I am not saying that other companies in there sectors are better but as a collective, let’s punish these companies and then let’s see the fatcat corporate leaders put their hands out in a gratifying way when their company is collapsing around them.

This is the only way the ordinary person can take a stand and make a difference.  This is a message that these companies will hear loud and clear.



  1. MikeM

    March 10, 2009 at 9:37 am

    Greed is eternal but the crisis will end

    The current financial crisis has been brought about by corporate greed and the insatiable quest these aloof corporate leaders have to service their already large egos.

    That is a factor, but only one factor. To see this, simply reflect that human nature doesn't suddenly change, so why did the crisis happen now, not five years ago, ten years ago or 20 years ago? There has to be more to it than that.

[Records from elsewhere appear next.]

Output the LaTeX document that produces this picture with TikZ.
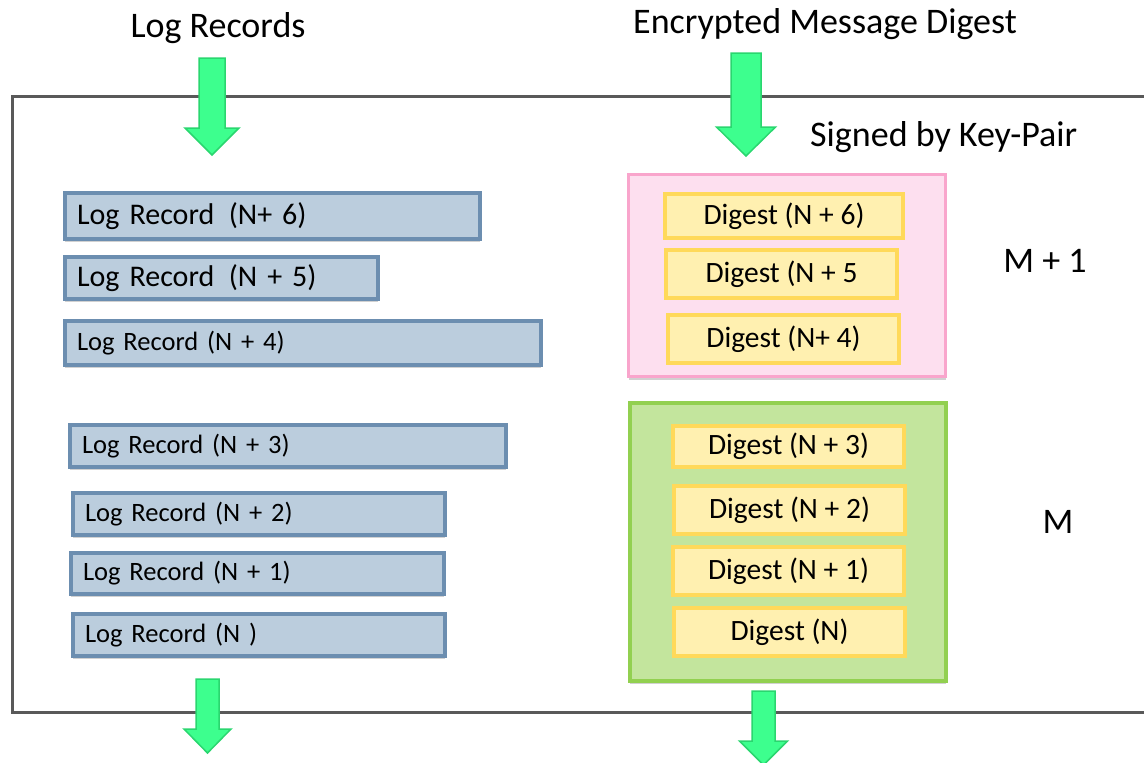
\documentclass[tikz,border=0pt]{standalone}
\usepackage{fontspec}
\setmainfont{Carlito}
\usepackage{tikz}
\usetikzlibrary{shadows}

\definecolor{logfill}{HTML}{BBCDDD}
\definecolor{logedge}{HTML}{6C8EB0}
\definecolor{sigfill}{HTML}{FDDFEF}
\definecolor{sigedge}{HTML}{F9A5CC}
\definecolor{grpfill}{HTML}{C3E59D}
\definecolor{grpedge}{HTML}{92D050}
\definecolor{digfill}{HTML}{FFF0B0}
\definecolor{digedge}{HTML}{FFD95A}
\definecolor{flowfill}{HTML}{3DFF8E}
\definecolor{flowedge}{HTML}{2AD66F}
\definecolor{frameline}{HTML}{595959}

\tikzset{
  soft/.style={drop shadow={shadow xshift=0pt, shadow yshift=-3pt, opacity=0.18, fill=black}},
  logrec/.style={draw=logedge, fill=logfill, line width=4pt, soft,
    inner xsep=12pt, inner ysep=0pt, align=left,
    font=\fontsize{26.5}{32}\selectfont},
  bigrec/.style={logrec, font=\fontsize{30}{36}\selectfont},
  block/.style={line width=4pt, soft, inner sep=0pt},
  digest/.style={draw=digedge, fill=digfill, line width=4pt, inner sep=0pt,
    minimum width=231pt, font=\fontsize{29.5}{35}\selectfont},
  heading/.style={font=\fontsize{36}{43}\selectfont, inner sep=0pt},
  flow/.style={draw=flowedge, fill=flowfill, line width=1.5pt, line join=miter},
}

% block arrow: centre x, top, start of head, tip, half shaft, half head
\newcommand{\flowarrow}[6]{%
  \draw[flow] (#1-#5,#2) -- (#1+#5,#2) -- (#1+#5,#3) -- (#1+#6,#3)
    -- (#1,#4) -- (#1-#6,#3) -- (#1-#5,#3) -- cycle;}

\begin{document}
\begin{tikzpicture}[x=1pt, y=-1pt]
\useasboundingbox (0,0) rectangle (1144,763);

\draw[frameline, line width=3pt] (1144,96) -- (12,96) -- (12,712) -- (1144,712);

\node[heading, anchor=base] (logs) at (218,37) {Log Records};
\node[heading, anchor=base] (enc) at (825,33) {Encrypted Message Digest};
\node[heading, anchor=base west] (signed) at (810,146) {Signed by Key-Pair};

% log records
\node[bigrec, text width=391pt, minimum height=46pt] (lr6) at (272.5,216) {Log Record\hspace{0.15em} (N+ 6)};
\node[bigrec, text width=289pt, minimum height=42pt] (lr5) at (221.5,278) {Log Record\hspace{0.15em} (N + 5)};
\node[logrec, text width=452pt, minimum height=44pt] (lr4) at (303,343) {Log Record (N + 4)};
\node[logrec, text width=412pt, minimum height=42pt] (lr3) at (288,446) {Log Record (N + 3)};
\node[logrec, text width=348pt, minimum height=42pt] (lr2) at (259,514) {Log Record (N + 2)};
\node[logrec, text width=349pt, minimum height=41pt] (lr1) at (257.5,573.5) {Log Record (N + 1)};
\node[logrec, text width=348pt, minimum height=42pt] (lr0) at (259,635) {Log Record (N )};

% signed groups
\node[block, draw=sigedge, fill=sigfill, line width=3pt, minimum width=317pt, minimum height=202pt] (grp1) at (787,275.5) {};
\node[block, draw=grpedge, fill=grpfill, minimum width=316pt, minimum height=278pt] (grp0) at (788,542) {};

\node[digest, minimum width=238pt, minimum height=44pt] (d6) at (784,216) {Digest (N + 6)};
\node[digest, minimum height=48pt] (d5) at (781.5,274) {Digest (N + 5};
\node[digest, minimum height=48pt] (d4) at (783.5,339) {Digest (N+ 4)};
\node[digest, minimum height=41pt] (d3) at (788.5,446.5) {Digest (N + 3)};
\node[digest, minimum height=48pt] (d2) at (789.5,510) {Digest (N + 2)};
\node[digest, minimum height=48pt] (d1) at (788.5,571) {Digest (N + 1)};
\node[digest, minimum height=48pt] (d0) at (789.5,632) {Digest (N)};

\node[heading, anchor=base] (m1) at (1045,272) {M + 1};
\node[heading, anchor=base] (m0) at (1058,533) {M};

\flowarrow{212}{58}{128}{155}{13}{27}
\flowarrow{746}{53}{127}{156}{15}{29.5}
\flowarrow{207.5}{679}{729}{753}{11.5}{23.5}
\flowarrow{763.5}{691}{741}{765}{11.5}{24}
\end{tikzpicture}
\end{document}
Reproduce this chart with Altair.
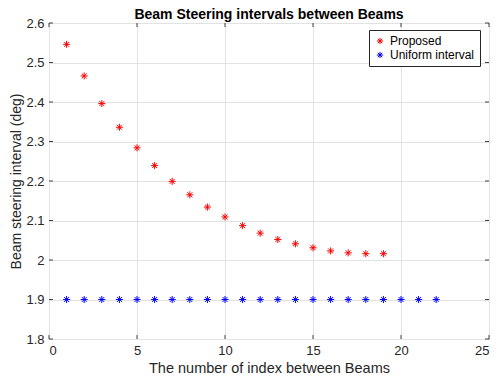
import altair as alt
import pandas as pd

title_text = ["Beam Steering intervals between Beams"]
proposed_x = list(range(1, 20))
proposed_y = [2.546, 2.466, 2.396, 2.336, 2.284, 2.239, 2.199, 2.165, 2.134,
              2.109, 2.087, 2.068, 2.052, 2.041, 2.031, 2.023, 2.018, 2.016, 2.016]
uniform_x = list(range(1, 23))
uniform_y = [1.9] * 22

series_names = ["Proposed", "Uniform interval"]
series_colors = ["#ff0000", "#0000ff"]
x_ticks = [0, 5, 10, 15, 20, 25]
y_ticks = [1.8, 1.9, 2.0, 2.1, 2.2, 2.3, 2.4, 2.5, 2.6]

df = pd.concat([
    pd.DataFrame({"x": proposed_x, "y": proposed_y, "series": series_names[0]}),
    pd.DataFrame({"x": uniform_x, "y": uniform_y, "series": series_names[1]}),
])
xt = pd.DataFrame({"t": x_ticks})
yt = pd.DataFrame({"t": y_ticks})
tt = pd.DataFrame({"title": title_text})

W, H = 440, 316
star = "M-1,0L1,0M0,-1L0,1M-0.7,-0.7L0.7,0.7M-0.7,0.7L0.7,-0.7"
font = "Liberation Sans"
tick_col = "#404040"

xs = alt.Scale(domain=[0, 25], nice=False)
ys = alt.Scale(domain=[1.8, 2.6], nice=False, zero=False)
x_axis = alt.Axis(values=x_ticks, title="The number of index between Beams", format="~g",
                  titleFontSize=14.5, titlePadding=4)
y_axis = alt.Axis(values=y_ticks, title="Beam steering interval (deg)", format="~g",
                  titleFontSize=14, titlePadding=2)

points = alt.Chart(df).mark_point(shape=star, filled=False, size=50, strokeWidth=1, opacity=1).encode(
    x=alt.X("x:Q", scale=xs, axis=x_axis),
    y=alt.Y("y:Q", scale=ys, axis=y_axis),
    color=alt.Color("series:N", scale=alt.Scale(domain=series_names, range=series_colors),
                    legend=alt.Legend(title=None, orient="none", legendX=320, legendY=7,
                                      strokeColor="#262626", fillColor="white", padding=5,
                                      symbolType=star, symbolSize=40, symbolStrokeWidth=1,
                                      labelFont=font, labelFontSize=12, labelColor="#000000",
                                      labelOffset=4, rowPadding=2)),
)

xb = alt.Chart(xt).mark_rule(color=tick_col, strokeWidth=1).encode(
    x=alt.X("t:Q", scale=xs, axis=x_axis), y=alt.value(H), y2=alt.value(H - 4))
xtp = alt.Chart(xt).mark_rule(color=tick_col, strokeWidth=1).encode(
    x=alt.X("t:Q", scale=xs, axis=x_axis), y=alt.value(0), y2=alt.value(4))
yl = alt.Chart(yt).mark_rule(color=tick_col, strokeWidth=1).encode(
    y=alt.Y("t:Q", scale=ys, axis=y_axis), x=alt.value(0), x2=alt.value(4))
yr = alt.Chart(yt).mark_rule(color=tick_col, strokeWidth=1).encode(
    y=alt.Y("t:Q", scale=ys, axis=y_axis), x=alt.value(W), x2=alt.value(W - 4))

title_mark = alt.Chart(tt).mark_text(font=font, fontSize=14, fontWeight="bold", color="#000000",
                                     align="center", baseline="alphabetic").encode(
    text="title:N", x=alt.value(W / 2), y=alt.value(-4))

chart = alt.layer(points, xb, xtp, yl, yr, title_mark).properties(
    width=W, height=H,
    autosize=alt.AutoSizeParams(type="none"),
    padding={"left": 41, "top": 15, "right": 2, "bottom": 40},
).configure_view(
    stroke="#404040", strokeWidth=1
).configure_axis(
    labelFont=font, labelFontSize=13, labelColor="#262626",
    titleFont=font, titleColor="#262626", titleFontWeight="normal",
    gridColor="#e2e2e2", grid=True, domain=False, ticks=False,
    labelPadding=5,
)

chart.save("out.html", embed_options={"renderer": "svg", "actions": False})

    The two biggest factors (out of probably a dozen) were the US Federal Reserve's loose monetary policy and politicisation of the US market for housing loans

    Former Federal Reserve Bank Chairman William McChesney Martin said that the job of the central banker is to "take away the punch bowl just when the party gets going". Alan Greenspan didn't take away the punch bowl. Loose monetary policy was desirable for a period after the attack on the World Trade Center in 2001, but it went on for too long. In Greenspan's defence it can be argued that, firstly, there was no sign of consumer price inflation as normally occurs when interest rates are too low. (A major reason was the unique effect of massive Chinese commodity imports lowering the cost of electronics, clothing, toys, in fact most goods.) While the housing market was developing a massive bubble, the experience a few years earlier with the dot-com NASDAQ stock market bubble suggested that this one would also deflate without much damage.

    As things turned out, it didn't.

    As for the housing loan market, the issues are complex. Rather than my trying to explain, Michael Lewis does a pretty good job in his feature for last December, "The End". Well worth a read.

    The upshot of it all is certain to be substantial global changes in the regulatory environment for banks, to address the shortcomings that have been exposed.

    It is true that Australian bank charges are higher than in most other countries although there has been no rush to exploit the better deals that many credit unions and smaller banks offer consumers. It is also true that our four major banks have kept their AA credit rating which almost every other bank in the world has lost. It is true that our government has taken, on the whole, a laissé faire approach to jobs being shipped offshore. Our unemployment rate is rising towards a worrying 5%, whereas the French government has tended to actively discourage jobs being shipped out of the country, resulting in an unemployment rate of only 8.3%.

    Dr Jerry Jordan, former President of the Federal Reserve Bank of Cleveland from 1992 until January 2003, member of the Federal Open Market Committee and participant in Federal Reserve decisions up to that time, is currently travelling through our region. Last week he was interviewed on New Zealand Radio National and asked, "Economic and financial crisis – how long will it last?" (MP3 downloadable until May), an interesting 25 minute interview.

    MikeM recommends Michael Lewis's first book, Liar's Poker.

  2. Gary Looney

    March 12, 2009 at 7:19 pm

    That Thing

    Practice of inefficient unsustainable service values that we now see is across our world and quickly adjusting. Being selective about individuals only beggars the question why many would not speak up and question decisions and who would ultimately be responsible.

    Change in business practice is taking place across all sectors and I believe history may one day refer to this period to that of cultural change and acknowledgment that greed can prevail in good economic times creating this cycle.

    I would not be to quick using politically motivated names for the event.

    A Citizen of Australia and all its Territories!